We realized the same peak wavelength of 635 ± 2 nm for red LEDs on GaN templates with different in-plane residual stresses by adjusting the growth temperature. As shown in Fig. 3(c), the EL intensity could be enhanced 1.3 fold because of the higher growth temperature for InGaN red QWs on more relaxed GaN templates. Another reason for the enhancement was that the possibility of the defect formation might also be reduced in the active region due to the lower lattice mismatch between the InGaN red QWs and the GaN templates.

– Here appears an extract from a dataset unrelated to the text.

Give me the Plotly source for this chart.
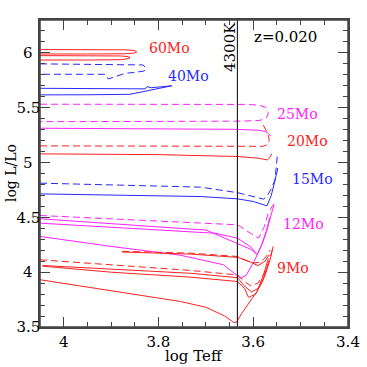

Meanwhile, we compared the EL emission for red LEDs on PSS and Ga₂O₃ in Fig. 3(d). Although the QW growth temperature for the Ga₂O₃ substrate was 15 °C higher, the peak wavelength of red LEDs on Ga₂O₃ (665 nm) exhibited a large red-shift of 32 nm at 20 mA compared to LEDs on PSS (633 nm). This result further demonstrated that less in-plane residual compressive stress helped enhance the In incorporation. Figures 4(a) and 4(b) show the light output power and EQE of red LEDs, respectively. All the LEDs in our measurements were bare chips without resin encapsulation. The red LEDs on PSS exhibited a better performance, which originated from the lower In content in red QWs compared to LEDs on Ga₂O₃. The light output power of red LEDs on PSS could achieve 1 mW at a current of 30 mA. The EQE of red LEDs on PSS and Ga₂O₃ was 1.6% and 0.19% at 20 mA, respectively. In addition, the forward voltage of red LEDs on PSS and Ga₂O₃ at 20 mA was 3.3 and 2.45 V, respectively. So the WPE of red LEDs on PSS and Ga₂O₃ at 20 mA could be calculated as 1.0% and 0.14%, respectively.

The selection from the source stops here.